I have a new spiritual director: the four year old daughter of a friend who confides her heart to God the way she whispers to her Teddy Bear and the way she giggles when her father whisks her off her feet. I don’t often put “play” and “pray” together in the same sentence; she does. Not that she’d actually say it in those terms, but she acts it in those terms. I use other language to modify my efforts at praying, words like “labor,” “discipline,” “perseverance,” and “pressing through.” For me, talking to God takes the form of a mission of utmost serious business. For my four year old mentor, prayer is simple and pure wonder. I have a lot to learn, and unlearn to discover the “play” in “pray.”

Not easy! Last week I attended a conference hosted by my home church, a Lutheran Church mind you. During an extended time of music and worship someone in the crowd inflated five beach balls and began batting them about. Yes, I said “beach balls” in a worship service in a Lutheran Church! A rush of giddiness broke loose among the 2,500 people present. They began to play through the songs of worship, and the songs thanking God, and the songs asking God to do something. As we prayed we played.

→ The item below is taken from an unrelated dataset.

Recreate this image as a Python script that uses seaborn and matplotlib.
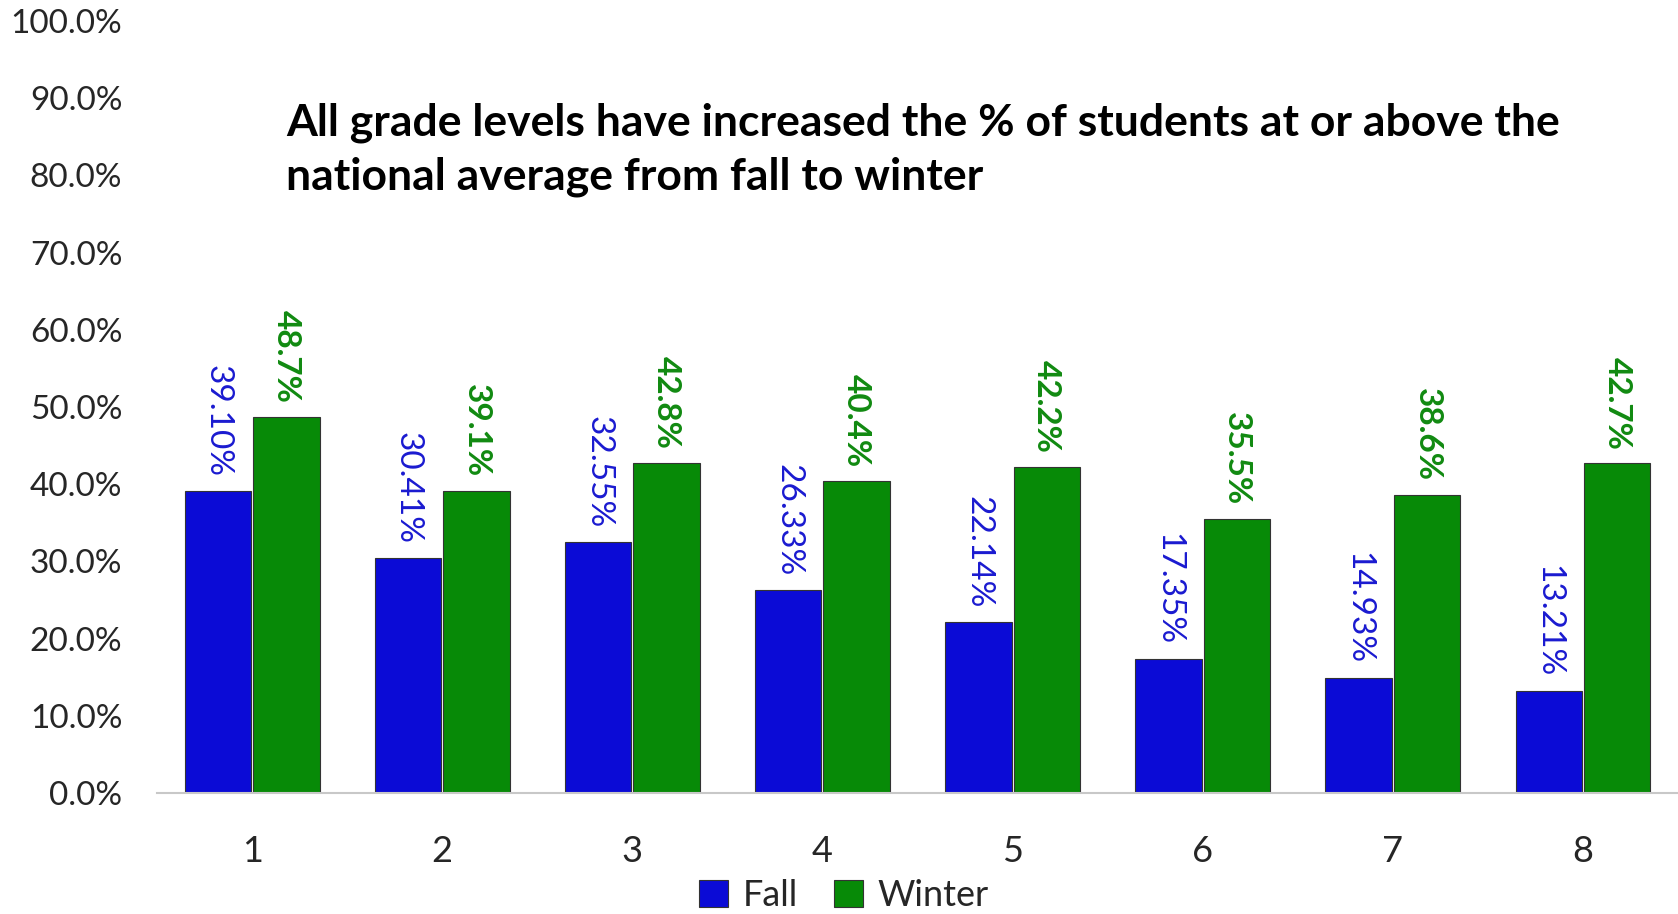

And there, in the middle of it all was my friend’s daughter dancing – yes, I said “dancing” in a Lutheran Church – and marching and waving things in the air as if she owned the place. Of course, as a daughter of the True King, she most certainly did own the place.

Jesus said that unless I come to God as a child, a small child, I can’t find my way into his Kingdom. Coming as a child means coming with beach balls, with dancing, with things waved in the air, and with my heart laid bare. Praying as a child means playing as a child. Of course! After all, in light of all eternity we’re all still like tiny children. The sooner we see this and relate to God as we really are – dependent, unpretentious tikes – the better and truer our prayers.

My pray quotient needs the play quotient.

How can you increase your play as you pray? Play is different for everyone. Maybe you play by walking in the woods, or skydiving, or painting a picture, or making music, or making love. Anything pure as play can also become a way to pray, when we focus the fun on and with God! Try it.